Information supplied:
>>
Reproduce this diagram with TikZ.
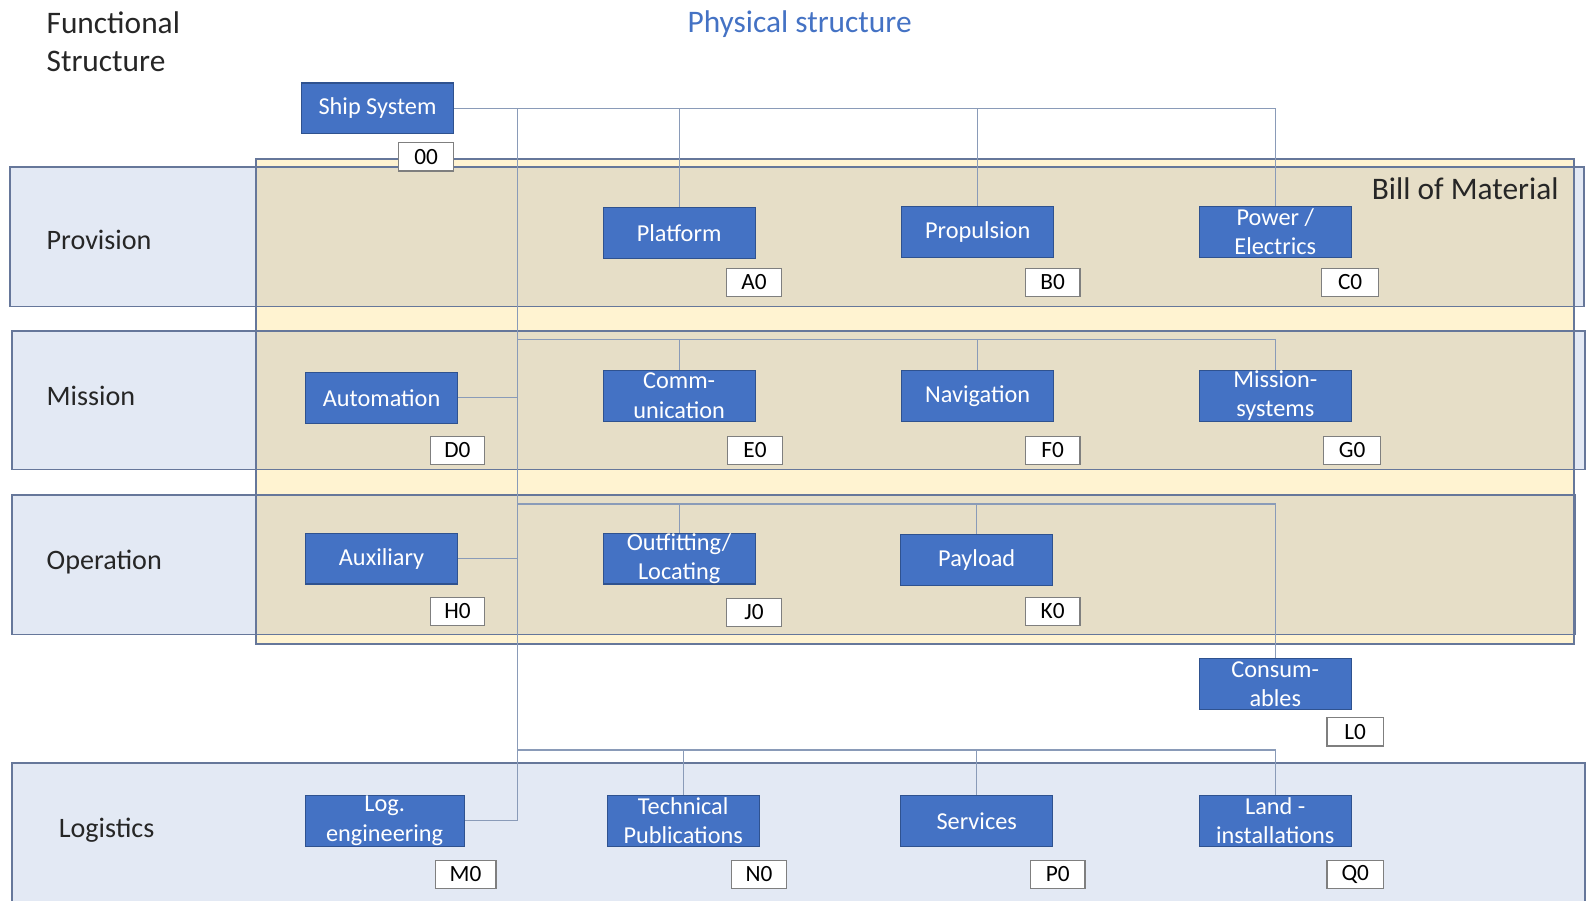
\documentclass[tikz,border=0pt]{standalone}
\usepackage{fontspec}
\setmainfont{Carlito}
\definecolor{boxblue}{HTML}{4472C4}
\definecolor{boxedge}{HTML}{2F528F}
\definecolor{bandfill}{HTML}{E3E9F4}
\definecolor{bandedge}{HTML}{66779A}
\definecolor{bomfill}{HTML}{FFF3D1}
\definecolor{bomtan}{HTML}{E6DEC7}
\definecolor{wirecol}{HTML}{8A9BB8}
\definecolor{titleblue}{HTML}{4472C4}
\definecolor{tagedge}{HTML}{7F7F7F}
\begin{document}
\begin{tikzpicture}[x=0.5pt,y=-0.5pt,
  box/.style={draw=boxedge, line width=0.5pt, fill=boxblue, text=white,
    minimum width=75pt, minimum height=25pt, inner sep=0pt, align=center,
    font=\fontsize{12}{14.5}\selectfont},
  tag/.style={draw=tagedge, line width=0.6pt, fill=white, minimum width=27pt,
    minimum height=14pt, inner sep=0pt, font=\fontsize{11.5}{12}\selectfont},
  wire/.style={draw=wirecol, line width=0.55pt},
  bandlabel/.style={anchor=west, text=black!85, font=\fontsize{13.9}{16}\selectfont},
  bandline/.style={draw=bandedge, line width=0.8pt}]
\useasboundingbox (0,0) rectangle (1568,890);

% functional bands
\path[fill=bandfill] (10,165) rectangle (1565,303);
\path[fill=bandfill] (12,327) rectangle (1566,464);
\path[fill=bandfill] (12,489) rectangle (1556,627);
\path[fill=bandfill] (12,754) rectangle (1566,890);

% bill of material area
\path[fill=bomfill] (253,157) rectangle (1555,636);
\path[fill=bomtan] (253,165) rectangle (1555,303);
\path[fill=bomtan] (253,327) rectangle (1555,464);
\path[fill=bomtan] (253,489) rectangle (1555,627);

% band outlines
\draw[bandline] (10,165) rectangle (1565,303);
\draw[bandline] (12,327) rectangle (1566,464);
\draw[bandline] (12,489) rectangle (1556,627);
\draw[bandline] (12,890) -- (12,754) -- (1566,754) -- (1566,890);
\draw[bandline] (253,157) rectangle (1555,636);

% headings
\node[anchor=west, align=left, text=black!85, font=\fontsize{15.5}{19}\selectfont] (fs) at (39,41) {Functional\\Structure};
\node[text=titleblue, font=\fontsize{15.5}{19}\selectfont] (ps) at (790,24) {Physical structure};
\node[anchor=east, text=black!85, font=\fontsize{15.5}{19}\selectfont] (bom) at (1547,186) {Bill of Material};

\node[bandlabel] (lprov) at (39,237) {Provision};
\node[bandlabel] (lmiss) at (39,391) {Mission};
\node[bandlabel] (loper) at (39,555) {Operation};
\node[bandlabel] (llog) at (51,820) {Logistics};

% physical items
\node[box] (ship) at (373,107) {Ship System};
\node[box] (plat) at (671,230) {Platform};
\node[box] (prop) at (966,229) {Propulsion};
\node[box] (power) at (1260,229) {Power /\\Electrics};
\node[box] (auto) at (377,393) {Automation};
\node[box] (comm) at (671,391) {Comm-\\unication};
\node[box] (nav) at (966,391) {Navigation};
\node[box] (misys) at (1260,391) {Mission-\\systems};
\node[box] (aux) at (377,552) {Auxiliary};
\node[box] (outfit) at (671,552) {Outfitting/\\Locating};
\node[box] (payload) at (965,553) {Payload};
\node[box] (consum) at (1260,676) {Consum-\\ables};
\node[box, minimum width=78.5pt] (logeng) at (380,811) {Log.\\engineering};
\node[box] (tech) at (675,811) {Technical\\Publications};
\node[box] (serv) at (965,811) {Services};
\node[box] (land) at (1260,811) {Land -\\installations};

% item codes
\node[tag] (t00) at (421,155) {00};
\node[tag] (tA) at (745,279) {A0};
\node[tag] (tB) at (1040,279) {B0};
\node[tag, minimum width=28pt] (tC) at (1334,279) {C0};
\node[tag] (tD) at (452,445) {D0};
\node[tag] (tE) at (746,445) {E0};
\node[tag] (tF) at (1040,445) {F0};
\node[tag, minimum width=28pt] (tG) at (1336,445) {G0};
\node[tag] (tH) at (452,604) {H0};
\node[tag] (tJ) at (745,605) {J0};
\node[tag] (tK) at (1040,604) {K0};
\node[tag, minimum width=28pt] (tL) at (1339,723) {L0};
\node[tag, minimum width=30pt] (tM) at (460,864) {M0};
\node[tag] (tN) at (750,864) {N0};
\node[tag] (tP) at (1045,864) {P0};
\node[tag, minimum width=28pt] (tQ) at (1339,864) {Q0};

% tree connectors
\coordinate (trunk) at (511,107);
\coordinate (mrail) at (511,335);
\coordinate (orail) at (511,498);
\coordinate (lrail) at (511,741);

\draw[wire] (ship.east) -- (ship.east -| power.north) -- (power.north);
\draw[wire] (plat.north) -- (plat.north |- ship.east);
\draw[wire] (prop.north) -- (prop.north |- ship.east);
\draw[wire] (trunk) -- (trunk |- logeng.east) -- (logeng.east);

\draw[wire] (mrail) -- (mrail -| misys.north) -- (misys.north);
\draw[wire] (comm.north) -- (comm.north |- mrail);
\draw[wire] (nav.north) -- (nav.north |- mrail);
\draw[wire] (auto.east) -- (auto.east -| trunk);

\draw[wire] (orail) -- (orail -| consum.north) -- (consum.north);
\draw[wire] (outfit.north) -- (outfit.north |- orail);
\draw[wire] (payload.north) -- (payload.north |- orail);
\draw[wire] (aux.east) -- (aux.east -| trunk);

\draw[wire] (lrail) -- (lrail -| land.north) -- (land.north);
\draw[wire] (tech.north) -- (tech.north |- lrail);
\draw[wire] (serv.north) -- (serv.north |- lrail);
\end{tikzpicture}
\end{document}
<<
Give every line back word for word and leave the pictures out.

In response:
Reproduce this diagram with TikZ.
\documentclass[tikz,border=0pt]{standalone}
\usepackage{fontspec}
\setmainfont{Carlito}
\definecolor{boxblue}{HTML}{4472C4}
\definecolor{boxedge}{HTML}{2F528F}
\definecolor{bandfill}{HTML}{E3E9F4}
\definecolor{bandedge}{HTML}{66779A}
\definecolor{bomfill}{HTML}{FFF3D1}
\definecolor{bomtan}{HTML}{E6DEC7}
\definecolor{wirecol}{HTML}{8A9BB8}
\definecolor{titleblue}{HTML}{4472C4}
\definecolor{tagedge}{HTML}{7F7F7F}
\begin{document}
\begin{tikzpicture}[x=0.5pt,y=-0.5pt,
  box/.style={draw=boxedge, line width=0.5pt, fill=boxblue, text=white,
    minimum width=75pt, minimum height=25pt, inner sep=0pt, align=center,
    font=\fontsize{12}{14.5}\selectfont},
  tag/.style={draw=tagedge, line width=0.6pt, fill=white, minimum width=27pt,
    minimum height=14pt, inner sep=0pt, font=\fontsize{11.5}{12}\selectfont},
  wire/.style={draw=wirecol, line width=0.55pt},
  bandlabel/.style={anchor=west, text=black!85, font=\fontsize{13.9}{16}\selectfont},
  bandline/.style={draw=bandedge, line width=0.8pt}]
\useasboundingbox (0,0) rectangle (1568,890);

% functional bands
\path[fill=bandfill] (10,165) rectangle (1565,303);
\path[fill=bandfill] (12,327) rectangle (1566,464);
\path[fill=bandfill] (12,489) rectangle (1556,627);
\path[fill=bandfill] (12,754) rectangle (1566,890);

% bill of material area
\path[fill=bomfill] (253,157) rectangle (1555,636);
\path[fill=bomtan] (253,165) rectangle (1555,303);
\path[fill=bomtan] (253,327) rectangle (1555,464);
\path[fill=bomtan] (253,489) rectangle (1555,627);

% band outlines
\draw[bandline] (10,165) rectangle (1565,303);
\draw[bandline] (12,327) rectangle (1566,464);
\draw[bandline] (12,489) rectangle (1556,627);
\draw[bandline] (12,890) -- (12,754) -- (1566,754) -- (1566,890);
\draw[bandline] (253,157) rectangle (1555,636);

% headings
\node[anchor=west, align=left, text=black!85, font=\fontsize{15.5}{19}\selectfont] (fs) at (39,41) {Functional\\Structure};
\node[text=titleblue, font=\fontsize{15.5}{19}\selectfont] (ps) at (790,24) {Physical structure};
\node[anchor=east, text=black!85, font=\fontsize{15.5}{19}\selectfont] (bom) at (1547,186) {Bill of Material};

\node[bandlabel] (lprov) at (39,237) {Provision};
\node[bandlabel] (lmiss) at (39,391) {Mission};
\node[bandlabel] (loper) at (39,555) {Operation};
\node[bandlabel] (llog) at (51,820) {Logistics};

% physical items
\node[box] (ship) at (373,107) {Ship System};
\node[box] (plat) at (671,230) {Platform};
\node[box] (prop) at (966,229) {Propulsion};
\node[box] (power) at (1260,229) {Power /\\Electrics};
\node[box] (auto) at (377,393) {Automation};
\node[box] (comm) at (671,391) {Comm-\\unication};
\node[box] (nav) at (966,391) {Navigation};
\node[box] (misys) at (1260,391) {Mission-\\systems};
\node[box] (aux) at (377,552) {Auxiliary};
\node[box] (outfit) at (671,552) {Outfitting/\\Locating};
\node[box] (payload) at (965,553) {Payload};
\node[box] (consum) at (1260,676) {Consum-\\ables};
\node[box, minimum width=78.5pt] (logeng) at (380,811) {Log.\\engineering};
\node[box] (tech) at (675,811) {Technical\\Publications};
\node[box] (serv) at (965,811) {Services};
\node[box] (land) at (1260,811) {Land -\\installations};

% item codes
\node[tag] (t00) at (421,155) {00};
\node[tag] (tA) at (745,279) {A0};
\node[tag] (tB) at (1040,279) {B0};
\node[tag, minimum width=28pt] (tC) at (1334,279) {C0};
\node[tag] (tD) at (452,445) {D0};
\node[tag] (tE) at (746,445) {E0};
\node[tag] (tF) at (1040,445) {F0};
\node[tag, minimum width=28pt] (tG) at (1336,445) {G0};
\node[tag] (tH) at (452,604) {H0};
\node[tag] (tJ) at (745,605) {J0};
\node[tag] (tK) at (1040,604) {K0};
\node[tag, minimum width=28pt] (tL) at (1339,723) {L0};
\node[tag, minimum width=30pt] (tM) at (460,864) {M0};
\node[tag] (tN) at (750,864) {N0};
\node[tag] (tP) at (1045,864) {P0};
\node[tag, minimum width=28pt] (tQ) at (1339,864) {Q0};

% tree connectors
\coordinate (trunk) at (511,107);
\coordinate (mrail) at (511,335);
\coordinate (orail) at (511,498);
\coordinate (lrail) at (511,741);

\draw[wire] (ship.east) -- (ship.east -| power.north) -- (power.north);
\draw[wire] (plat.north) -- (plat.north |- ship.east);
\draw[wire] (prop.north) -- (prop.north |- ship.east);
\draw[wire] (trunk) -- (trunk |- logeng.east) -- (logeng.east);

\draw[wire] (mrail) -- (mrail -| misys.north) -- (misys.north);
\draw[wire] (comm.north) -- (comm.north |- mrail);
\draw[wire] (nav.north) -- (nav.north |- mrail);
\draw[wire] (auto.east) -- (auto.east -| trunk);

\draw[wire] (orail) -- (orail -| consum.north) -- (consum.north);
\draw[wire] (outfit.north) -- (outfit.north |- orail);
\draw[wire] (payload.north) -- (payload.north |- orail);
\draw[wire] (aux.east) -- (aux.east -| trunk);

\draw[wire] (lrail) -- (lrail -| land.north) -- (land.north);
\draw[wire] (tech.north) -- (tech.north |- lrail);
\draw[wire] (serv.north) -- (serv.north |- lrail);
\end{tikzpicture}
\end{document}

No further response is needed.